Since 1970 the average monthly return from the FTSE All Share index in February has been 1.6 per cent, with the month seeing positive returns in 64 per cent of years. But a glance at the chart below shows how strong the market has been in February in recent years. Since 2009 the market has been up every February, and since 1994 it has seen significant negative returns in only three years.
There’s no obvious reason for this consistent strength, although one possible explanation is that shares have been weak in January in recent years and tend to bounce back February.
In an average February shares tend to rise strongly on the first trading day and then trade flat for a couple of weeks, before gaining strongly in the middle of the month and finally drifting off slightly at the end of the month.
February is one of the best months, along with January, for mid-cap stocks relative to large caps.
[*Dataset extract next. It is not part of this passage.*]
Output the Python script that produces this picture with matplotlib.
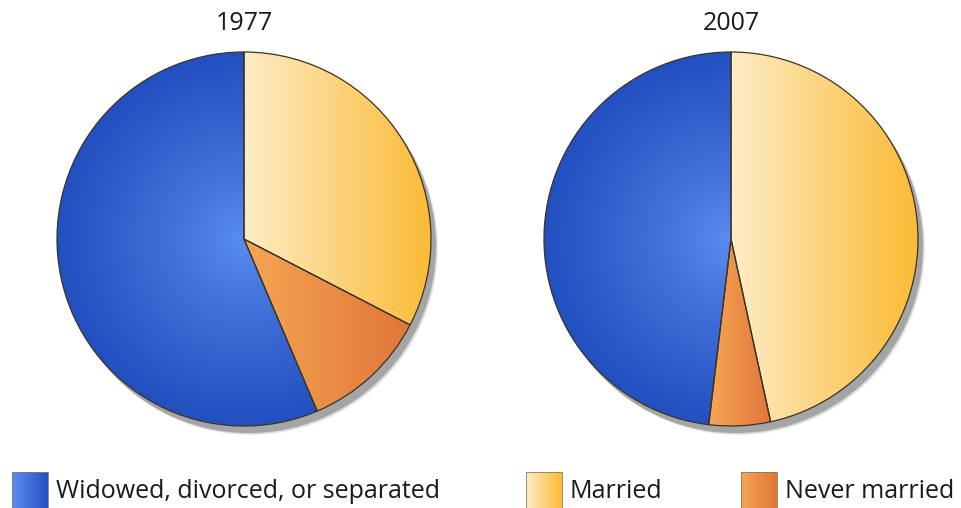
import matplotlib
matplotlib.use('Agg')
import matplotlib.pyplot as plt
import numpy as np
from matplotlib.patches import Circle, Rectangle
from matplotlib.colors import to_rgb

plt.rcParams['font.family'] = ['Open Sans', 'DejaVu Sans']

# ---- data ----
years = ['1977', '2007']
categories = ['Married', 'Never married', 'Widowed, divorced, or separated']
share_1977 = [32.6, 11.0, 56.4]
share_2007 = [46.6, 5.3, 48.1]
legend_order = ['Widowed, divorced, or separated', 'Married', 'Never married']

# ---- styling ----
W, H = 961, 508
centers = [(244, H - 239), (731, H - 239)]
R = 187
edge = '#3a3326'

grad = {
    'Married': ('linear', '#feecc6', '#fbbb35'),
    'Never married': ('linear', '#f5a653', '#e1763a'),
    'Widowed, divorced, or separated': ('radial', '#5c8ff2', '#2350c0'),
}


def gradient_image(kind, c0, c1, x0, x1, y0, y1, cx=None, cy=None, n=300):
    c0 = np.array(to_rgb(c0)); c1 = np.array(to_rgb(c1))
    xs = np.linspace(x0, x1, n)
    ys = np.linspace(y0, y1, n)
    X, Y = np.meshgrid(xs, ys)
    if kind == 'linear':
        t = (X - x0) / max(x1 - x0, 1e-9)
    else:
        t = np.sqrt((X - cx) ** 2 + (Y - cy) ** 2) / R
        t = np.clip(t, 0, 1) ** 0.8
    img = c0[None, None, :] * (1 - t[..., None]) + c1[None, None, :] * t[..., None]
    return img


fig = plt.figure(figsize=(W / 100, H / 100), dpi=100)
ax = fig.add_axes([0, 0, 1, 1])

for year, shares, (cx, cy) in zip(years, [share_1977, share_2007], centers):
    # soft shadow
    for k, a in zip([9, 8, 7], [0.2, 0.35, 1.0]):
        ax.add_patch(Circle((cx + k - 2, cy - k), R, facecolor='#a5a5a5', alpha=a,
                            edgecolor='none', zorder=1))
    wedges, _ = ax.pie(shares, startangle=90, counterclock=False, center=(cx, cy),
                       radius=R, wedgeprops=dict(edgecolor=edge, linewidth=0.9,
                                                 facecolor='none'))
    for w, cat in zip(wedges, categories):
        w.set_zorder(4)
        kind, c0, c1 = grad[cat]
        bb = w.get_path().get_extents(w.get_patch_transform())
        if kind == 'linear':
            x0, x1 = bb.x0, bb.x1
            y0, y1 = cy - R, cy + R
        else:
            x0, x1, y0, y1 = cx - R, cx + R, cy - R, cy + R
        img = gradient_image(kind, c0, c1, x0, x1, y0, y1, cx, cy)
        im = ax.imshow(img, extent=(x0, x1, y0, y1), origin='lower',
                       interpolation='bilinear', zorder=3)
        im.set_clip_path(w)
    ax.text(cx, H - 24, year, ha='center', va='center', fontsize=18, color='#1a1a1a')

# legend
legend_x = [12, 526, 741]
for cat, lx in zip(legend_order, legend_x):
    kind, c0, c1 = grad[cat]
    if kind == 'radial':
        c0, c1 = '#5c8ff2', '#2350c0'
    x0, x1, y0, y1 = lx, lx + 36, -2, 36
    img = gradient_image('linear', c0, c1, x0, x1, y0, y1)
    ax.imshow(img, extent=(x0, x1, y0, y1), origin='lower', interpolation='bilinear', zorder=3)
    ax.add_patch(Rectangle((x0, y0), 36, 38, facecolor='none', edgecolor='#8a7a60',
                           linewidth=0.6, zorder=4))
    ax.text(lx + 44, 10, cat, ha='left', va='baseline', fontsize=18, color='#1a1a1a')

ax.set_xlim(0, W)
ax.set_ylim(0, H)
ax.set_aspect('auto')
ax.axis('off')
fig.savefig('out.png', dpi=100)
Since 2000, on average the FTSE 250 index has outperformed the FTSE 100 index in the month by 1.6 percentage points, during which time the large-cap index has outperformed midcaps in February in only four years.
On the international front, February is one of four months in the year when the FTSE 100 index has historically outperformed the S&P 500 index. Since 1999 the UK index has underperformed the US index in February in only four years, although the outperformance is somewhat attenuated once currency is taken into account, as the pound is historically weak relative to the dollar in February.
Aside from shares, historically, this has also been a strong month for gold and silver.